1 декабря 1945 года принимается постановление о строительстве диффузионного завода около поселка Верх-Нейвинский на Северном Урале для получения обогащенного U-235.
В начале 1946 года Юлий Борисович Харитон и Павел Михайлович Зернов (тогда еще заместитель министра транспортного машиностроения) выбрали площадку под строительство филиала лаборатории № 2 – исследовательского комплекса для конструирования ядерного оружия около Арзамаса. В лесном поселке Сарова до революции существовал один из крупнейших мужских монастырей России – Саровская пустынь, знаменитая преподобным Серафимом Саровским.
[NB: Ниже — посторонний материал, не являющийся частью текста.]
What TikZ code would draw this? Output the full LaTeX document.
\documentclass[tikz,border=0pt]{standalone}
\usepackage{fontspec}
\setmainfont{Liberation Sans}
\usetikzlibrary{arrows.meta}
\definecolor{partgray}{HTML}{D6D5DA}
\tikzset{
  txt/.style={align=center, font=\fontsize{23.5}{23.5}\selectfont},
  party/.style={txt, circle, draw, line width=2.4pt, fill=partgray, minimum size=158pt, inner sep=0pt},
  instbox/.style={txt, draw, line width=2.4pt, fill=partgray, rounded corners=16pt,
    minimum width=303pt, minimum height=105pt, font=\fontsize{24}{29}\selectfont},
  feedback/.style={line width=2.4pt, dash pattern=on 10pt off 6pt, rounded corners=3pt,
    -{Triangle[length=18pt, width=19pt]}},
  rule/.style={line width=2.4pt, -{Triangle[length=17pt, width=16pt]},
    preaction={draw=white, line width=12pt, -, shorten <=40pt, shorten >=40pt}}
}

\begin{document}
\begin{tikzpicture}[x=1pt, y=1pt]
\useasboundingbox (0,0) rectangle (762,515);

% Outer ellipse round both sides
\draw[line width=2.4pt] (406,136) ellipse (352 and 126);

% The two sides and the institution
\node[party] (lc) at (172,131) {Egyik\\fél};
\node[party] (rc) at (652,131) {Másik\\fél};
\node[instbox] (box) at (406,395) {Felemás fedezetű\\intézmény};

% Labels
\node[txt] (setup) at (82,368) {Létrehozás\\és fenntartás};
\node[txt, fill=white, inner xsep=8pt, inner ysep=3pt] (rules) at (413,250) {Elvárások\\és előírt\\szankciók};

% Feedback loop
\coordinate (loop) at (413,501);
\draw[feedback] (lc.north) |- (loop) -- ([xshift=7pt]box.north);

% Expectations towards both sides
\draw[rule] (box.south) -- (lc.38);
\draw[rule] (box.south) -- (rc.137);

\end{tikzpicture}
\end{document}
В целом же поселок был типично деревенским, но в бывшем монастыре размещался завод Наркомата боеприпасов № 550. Во время войны он производил снаряды для реактивных гвардейских минометов – «Катюш».
9 апреля 1946 года постановлением Совета Министров СССР было образовано КБ-11 с дислокацией в поселке Сарова Мордовской АССР. Начальником КБ-11 был назначен генерал Зернов, Главным конструктором – профессор Харитон. А летом 1949 года на полигоне под Семипалатинском состоялось первое испытание советской атомной бомбы – РДС-1, разработанной в Саровском КБ-11. Официальной расшифровкой аббревиатуры было «Реактивный двигатель специальный» (иногда неверно расшифровывают как «Реактивный двигатель Сталина»), но у разработчиков Бомбы была своя расшифровка – «Россия делает сама!».
Начальный этап атомной истории России завершился.
Но об этом мы еще поговорим…
ДАВИД Абрамович попал в «атомные» работы не сразу – в КБ-11 он прибыл в августе 1948 года. По одним данным, он был обязан новым назначением рекомендации Гречишникова, по другим – что вероятнее – сыграл свою роль тот факт, что с декабря 1947 года к атомным работам в Сарове была привлечена жена Фишмана, и он приехал к ней после соответствующего оформления. Одна версия с другой не конфликтует, и не исключено, что одна другую дополняет. В любом случае новый этап биографии Фишмана был оправдан, хотя вначале и возникало немало трудностей.